Russell aide Steve Andrews said the plan “is a very important conceptual breakthrough in the way the city deals with its infrastructure.”

Advertisement

He said: “Previously, development was not required to mitigate its impact. Here, development is analyzed, and if you build bigger you pay more money and if you build little you pay less.”

Helgeson said the revenue from the developers will not pay for the traffic improvements envisioned by the plan or prevent traffic jams.

Under one estimate in the plan, she said, the development fees “would generate less than $2 million, enough to pay for half the estimated cost of the single most costly infrastructure improvement in the corridor plan, the $81-million new airport tunnel (Airport Boulevard under the airport runways).”

‘Hopelessly Inadequate’

But, she said, the plan presents “conflicting sets of traffic projections” and “used them selectively.” Another projection, she said, showed higher revenue from more development. But her analysis of that projection showed “the planned infrastructure improvements will be hopelessly inadequate to handle the traffic generated.

“In either case, whether the improvements are unfunded or simply outpaced by the growth of traffic, the decongestion which is the plan’s central goal will not occur,” Helgeson wrote.

Andrews replied that Helgeson “misses the point completely.

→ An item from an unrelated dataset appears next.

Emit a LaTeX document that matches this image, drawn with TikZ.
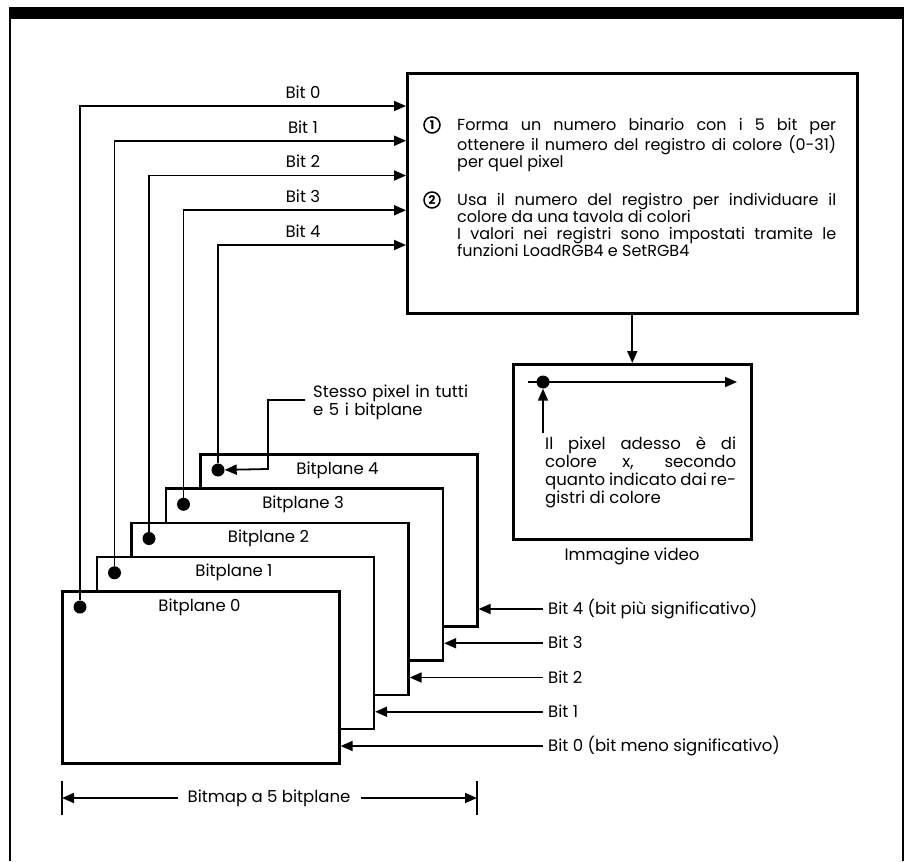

The fee was never intended to cover the cost of all the improvements.”

Advertisement

‘Worst-Case Scenario’

The fees, he said, were designed to pay for the cost of traffic generated by individual developments. The big widening projects spelled out in the plan, he said, are for the entire area, including “everything everyone could think of” to provide the “transportation required for a worst-case scenario.”

Playa Vista developers, finding themselves at the center of the controversy over airport and coastline congestion, said they are providing major traffic improvements that will more than take care of traffic caused by their project.

Christine Henry, spokeswoman for Howard Hughes Properties, the Summa group developing Playa Vista, said Summa is paying for major street expansions, including widening Lincoln Boulevard to six lanes from Sepulveda Boulevard to 83rd Street, widening Culver Boulevard to six lanes between the Marina Freeway interchange and Jefferson Boulevard, extending Admiralty Way and widening Hughes Way from Lincoln Boulevard to Jefferson Boulevard.

“The upshot is what you get is increased north-south circulation,” she said. “Our regional improvements are not just to serve Playa Vista. Only 50% (of the capacity) will be used by us. We are adding 50% for the region.”